A compatibilist, who believes that determinism and free will are compatible, would draw a distinction between actions caused or determined by our personalities ('free' actions) and actions with external causes (where we are 'co-erced')

Compatibilism, unlike hard determinism, allows for moral responsibility. If X does not save a drowning child because X cannot swim, he is not morally responsible. However, if he chooses not to because of his personality, a combination of his conditioning, an event in his childhood etc, then he is to be held responsible.

David Hume

 "All men have ever agreed in the doctrine both of necessity and of liberty...  By liberty, then, we can only mean a power of acting or not acting, accordingto the determinations of the will; that is, if we choose to remain at rest, we may; if we choose to move, we also may (1). Now this hypothetical liberty is universally allowed to belong to everyone who is not a prisoner and in chains. Here, then, is no subject of dispute.

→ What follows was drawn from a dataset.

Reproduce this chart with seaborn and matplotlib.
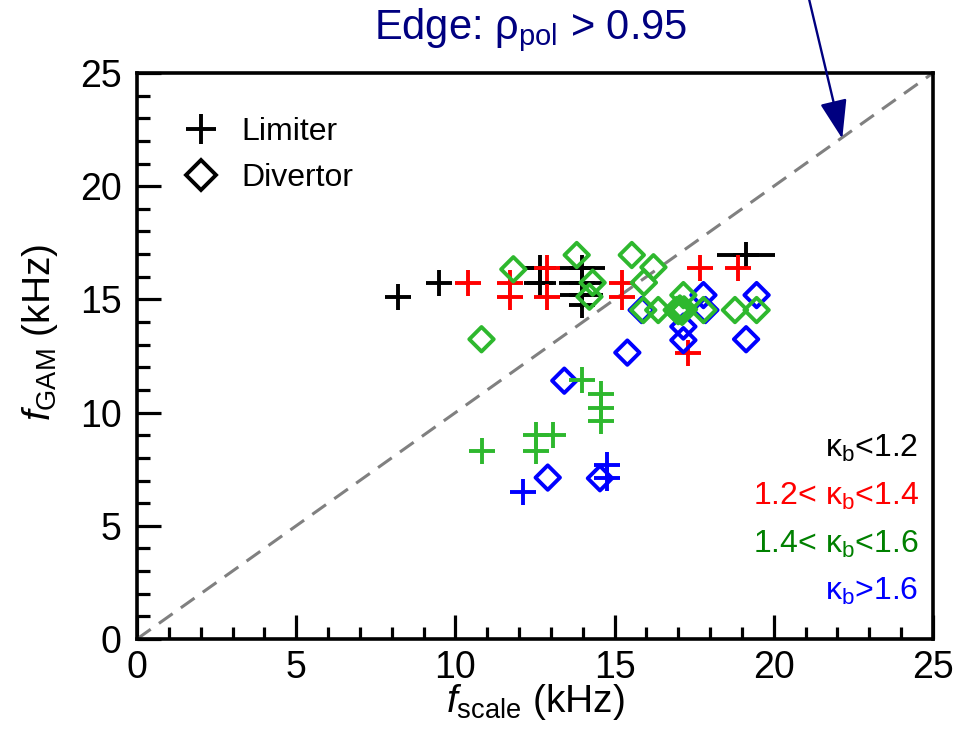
import matplotlib
matplotlib.use("Agg")
import matplotlib.pyplot as plt
from matplotlib.lines import Line2D
from matplotlib.ticker import MultipleLocator
import seaborn as sns
import pandas as pd

# ---------------- data ----------------
# Limiter shots ("+"), grouped by elongation kappa_b
lim_k1_x = [8.2, 9.5, 12.66, 12.66, 13.97, 13.97, 13.97, 13.97, 19.13]
lim_k1_y = [15.12, 15.74, 16.37, 15.74, 16.37, 15.74, 15.19, 14.75, 16.96]
lim_k1_xerr = [0, 0, 0.5, 0.5, 0.72, 0.72, 0.68, 0, 0.92]

lim_k2_x = [10.41, 11.71, 11.71, 12.87, 12.87, 15.22, 15.22, 17.68, 18.89, 17.31]
lim_k2_y = [15.74, 15.71, 15.12, 16.37, 15.12, 15.71, 15.12, 16.37, 16.37, 12.65]

lim_k3_x = [13.99, 14.56, 14.56, 14.56, 10.82, 12.53, 12.53, 13.08]
lim_k3_y = [11.44, 10.82, 10.22, 9.63, 8.32, 9.01, 8.32, 9.01]

lim_k4_x = [12.13, 14.77, 14.77]
lim_k4_y = [6.51, 7.69, 7.10]

# Divertor shots (diamonds)
div_k3_x = [11.82, 13.81, 14.31, 14.21, 15.54, 16.22, 15.92, 15.90, 16.37, 17.16,
            16.95, 17.05, 17.12, 17.00, 17.18, 17.79, 18.78, 19.46, 10.82]
div_k3_y = [16.33, 16.96, 15.74, 15.12, 16.96, 16.42, 15.74, 14.53, 14.53, 15.19,
            14.53, 14.60, 14.45, 14.48, 14.56, 14.53, 14.53, 14.53, 13.24]

div_k4_x = [15.85, 17.79, 19.46, 17.16, 17.16, 19.13, 15.40, 13.42, 12.90, 14.54, 17.85]
div_k4_y = [14.53, 15.19, 15.19, 13.80, 13.20, 13.24, 12.65, 11.41, 7.13, 7.10, 14.53]

diag = [0, 25]

kappa_labels = [r"$\mathrm{κ_b}$<1.2", r"1.2< $\mathrm{κ_b}$<1.4",
                r"1.4< $\mathrm{κ_b}$<1.6", r"$\mathrm{κ_b}$>1.6"]
config_labels = ["Limiter", "Divertor"]
title_text = r"Edge: $\mathrm{ρ_{pol}}$ > 0.95"
xlabel_text = r"$f_{\mathrm{scale}}$ (kHz)"
ylabel_text = r"$f_{\mathrm{GAM}}$ (kHz)"

# ---------------- style ----------------
sns.set_style("white")
plt.rcParams["font.family"] = ["Liberation Sans", "DejaVu Sans"]
plt.rcParams["mathtext.fontset"] = "custom"
plt.rcParams["mathtext.rm"] = "Liberation Sans"
plt.rcParams["mathtext.it"] = "Liberation Sans:italic"
plt.rcParams["mathtext.bf"] = "Liberation Sans:bold"

c_black, c_red, c_green, c_blue = "#000000", "#ff0000", "#2eb82e", "#0000ff"
text_colors = ["#000000", "#ff0000", "#008000", "#0000ff"]
navy = "#000080"

fig = plt.figure(figsize=(9.64, 7.33), dpi=100)
ax = fig.add_axes([137 / 964, 94 / 733, 796 / 964, 566 / 733])

# diagonal reference line
ax.plot(diag, diag, color="#808080", lw=2.2, dashes=(5.5, 3.3), zorder=1.5)

PLUS_S = 360
DIA_S = 155
LW = 2.8


def plus(xs, ys, color, z):
    df = pd.DataFrame({"x": xs, "y": ys})
    sns.scatterplot(data=df, x="x", y="y", marker="+", s=PLUS_S, color=color,
                    linewidth=LW, ax=ax, zorder=z, legend=False)


def diamond(xs, ys, color, z):
    df = pd.DataFrame({"x": xs, "y": ys})
    sns.scatterplot(data=df, x="x", y="y", marker="D", s=DIA_S, facecolor="none",
                    edgecolor=color, linewidth=LW, ax=ax, zorder=z, legend=False)


ax.errorbar(lim_k1_x, lim_k1_y, xerr=lim_k1_xerr, fmt="none", ecolor=c_black,
            elinewidth=LW, capsize=0, zorder=3)
plus(lim_k1_x, lim_k1_y, c_black, 3)
plus(lim_k2_x, lim_k2_y, c_red, 3.1)
diamond(div_k4_x, div_k4_y, c_blue, 3.2)
diamond(div_k3_x, div_k3_y, c_green, 3.3)
plus(lim_k3_x, lim_k3_y, c_green, 3.4)
plus(lim_k4_x, lim_k4_y, c_blue, 3.5)

# axes formatting
ax.set_xlim(0, 25)
ax.set_ylim(0, 25)
ax.xaxis.set_major_locator(MultipleLocator(5))
ax.yaxis.set_major_locator(MultipleLocator(5))
ax.xaxis.set_minor_locator(MultipleLocator(1))
ax.yaxis.set_minor_locator(MultipleLocator(1))
ax.tick_params(which="both", direction="in", top=False, right=False,
               bottom=True, left=True, width=2.3, color="black",
               labelcolor="black", labelsize=27)
ax.tick_params(which="major", length=17)
ax.tick_params(which="minor", length=9)
ax.tick_params(axis="x", which="major", pad=8)
ax.tick_params(axis="y", which="major", pad=11)
for sp in ax.spines.values():
    sp.set_visible(True)
    sp.set_color("black")
    sp.set_linewidth(2.6)
ax.grid(False)

ax.set_xlabel(xlabel_text, fontsize=28, color="black")
ax.set_ylabel(ylabel_text, fontsize=28, color="black")
ax.xaxis.set_label_coords(0.5, (639 - 702) / 566)
ax.xaxis.label.set_va("center")
ax.yaxis.set_label_coords((40 - 137) / 796, (639 - 332) / 566)
ax.yaxis.label.set_va("center")

# legend (marker type)
handles = [
    Line2D([], [], ls="", marker="+", ms=22, mew=2.8, color="black"),
    Line2D([], [], ls="", marker="D", ms=15, mew=2.8, mfc="none", mec="black"),
]
leg = ax.legend(handles, config_labels, loc="upper left",
                bbox_to_anchor=((185 - 137) / 796, (639 - 117) / 566),
                frameon=False, fontsize=23, handlelength=1.0, handletextpad=0.75,
                borderpad=0, borderaxespad=0, labelspacing=0.5)
for t in leg.get_texts():
    t.set_color("black")

# kappa colour key
ky = [(639 - 457) / 566, (639 - 505) / 566, (639 - 553) / 566, (639 - 600) / 566]
for lab, col, yy in zip(kappa_labels, text_colors, ky):
    ax.text(0.982, yy, lab, transform=ax.transAxes, ha="right", va="baseline",
            fontsize=23, color=col)

# title
fig.text(0.550, 1 - 30 / 733, title_text, ha="center", va="center",
         fontsize=30, color=navy)

# arrow to the diagonal
ax.annotate("", xy=(22.15, 22.1), xytext=(21.05, 28.6), xycoords="data",
            textcoords="data", annotation_clip=False,
            arrowprops=dict(arrowstyle="-|>,head_length=1.2,head_width=0.42",
                            mutation_scale=20, color=navy, lw=1.7,
                            shrinkA=0, shrinkB=0))

fig.savefig("out.png", dpi=100)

It is universally allowed that nothing exists without a cause of its existence (2), and that chance, when strictly examined, is a mere negative word, and means not any real power which has anywhere a being in nature (3)...  Liberty, when opposed to necessity, not to constraint, is the same thing with chance; which is universally allowed to have no existence...

Actions are objects of our moral sentiment, so far only as they are indications of the internal character, passions, and affections; it is impossible that they can give rise either to praise or blame, where they proceed not from these principles (4). (read more here)

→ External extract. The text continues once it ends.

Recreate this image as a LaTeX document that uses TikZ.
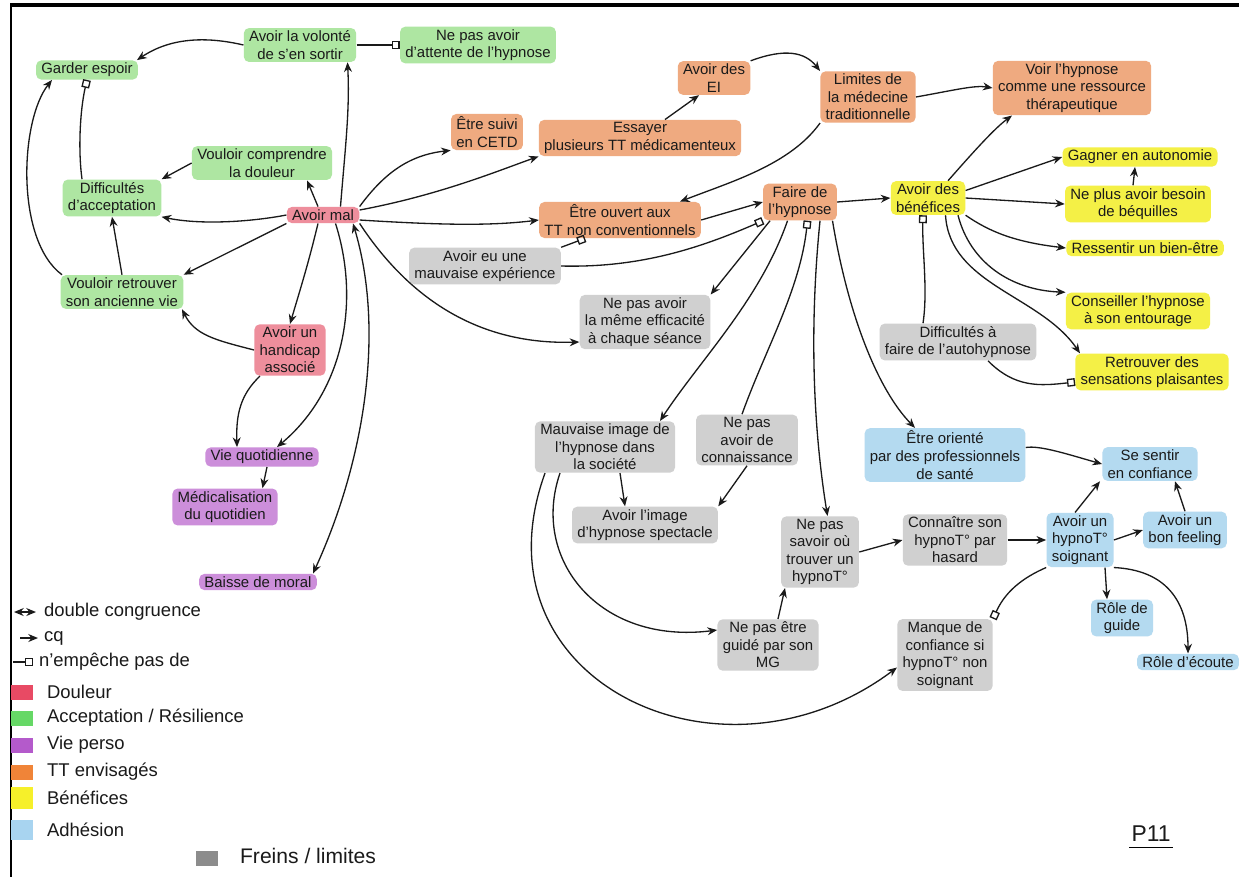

Hume is a soft-determinist. He is saying that all things are necessary (2). In the passage above he dismisses the idea that some things are uncaused or happen as the result of mere chance (3). He also believes we are free (1). Hume goes on to say that we don't blame people for things they do ignorantly, and blame them less for things that are not premeditated. In fact, any sense of moral blame can only come if something we do is the result of our character (4). Free will, and moral responsibility, require determinism.